Le rapport W

Le Rapport W est un témoignage impeccable édité par Daniel Maghen, une proposition d’artiste originale et un travail historique de qualité. Après avoir réalisé deux récits humains qui côtoient l’Histoire, Gaëtan Nocq a accepté la proposition d’ Isabelle Davion d’adapter en Bande dessinée l’expérience de Witold Pilecki. Cet officier de l’Armée secrète polonaise infiltra le camp d’Auschwitz en septembre 1940. Il avait pour mission d’ y organiser un réseau de résistance chargé de renseigner l’extérieur afin de préparer une potentielle insurrection. Cette rencontre déterminante a conduit le bédéiste à se plonger consciencieusement dans la documentation.
Pour s’imprégner et dégager un point de vue d’auteur, il s’est rendu sur place afin de faire un état des lieux avec un regard scientifique. Il a aspiré au passage toute la charge émotionnelle et porté une attention particulière à l’environnement du camp. Il a fait des choix importants dans les rapports, sélectionné les passages pertinents puis imaginé les dialogues. Il s’est également rendu au musée de l’armée de l’intérieur à Cracovie pour observer quelques archives.
Il a ensuite composé son personnage principal à partir des éléments en sa possession. Il a mis en scène un soldat à la volonté de fer, déterminé à atteindre son objectif. C’est un héros avec ses doutes, sa sensibilité qui a essayé d’aboutir à une rébellion et qui s’est néanmoins résigné à l’évasion réalisant avec justesse que toute révolte était vaine sans une aide extérieure. D’autres tentatives s’étaient préalablement soldées par des échecs retentissants.
La narration s’ouvre sur l’arrivée de l’officier à Auschwitz en septembre 1940, elle couvre son évasion du camp dans la nuit du 26 au 27 avril 1943 jusqu’à ses derniers jours et sa fin funeste.

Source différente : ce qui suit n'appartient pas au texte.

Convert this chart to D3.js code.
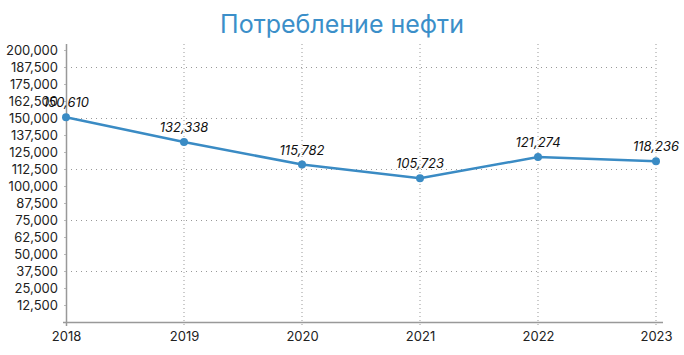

Ironie du sort, l’homme qui a combattu le nazisme sera victime d’un autre totalitarisme en 1947. Le rapport W est le nom du premier rapport qu’il rédigea après son évasion, c’est un texte de 10 pages aujourd’hui conservé en Pologne dans lequel les noms sont judicieusement cryptés. Le détenu en envoya plusieurs de ce type lors de son incarcération, des exposés factuels dont on ne connaît pas le nombre exact.
C’est un récit d’espionnage incroyable et complexe que met en cases l’auteur décrivant comment l’agent a lentement tissé sa toile composant finalement un impressionnant réseau qui aurait compté en 1942 près de 800 membres. Il signe un huis clos captivant avec aussi des échappées. Il a mis en place un découpage très réfléchi qui inclut des flashbacks, installe un bel équilibre entre le texte et l’image et aboutit à un rendu fluide et immersif.
L’artiste déplace les masses, il se démarque par une démarche picturale et des couleurs omniprésentes. Il installe une mécanique qui apporte de l’action, du rythme ou qui laisse parfois le champ libre à la contemplation. Parfois, il varie les effets, efface les décors pour mettre au centre de l’histoire l’humain et la dimension psychologique
Pour le traitement graphique il a décidé de privilégier une base de bleu et de rouge produisant des couleurs tantôt dures, non naturalistes pour symboliser l’irréel, le cauchemar, l’incarcération et tantôt douces lorsqu’il est question des souvenirs de l’officier et des moments de liberté. L’alternance des couleurs génère un saisissant contraste vecteur d’émotions envahissantes qui aspire le lecteur, le saisit, l’ entraîne, l’embarque du début à la fin.

Le rapport W est un livre important avec lequel son auteur enrichit l’ apport historique d’ une dimension artistique singulière. C’est un opus précieux et effroyable qui prouve que même en enfer des hommes s’érigent avec abnégation et courage pour que d’autres aient une vie meilleure. C’est un bel hommage qui a le mérite de mettre en relief un personnage malheureusement trop vite oublié comme le furent pendant des années dans une autre mesure les civils Irena Sendler et Oskar Schindler. C’est aussi une porte d’entrée intéressante et neuve pour les personnes qui souhaitent en connaître davantage sur l’univers concentrationnaire. Il est complété par un dossier dense et captivant en fin d’opus qui apporte de nombreuses réponses et devrait combler les plus érudits.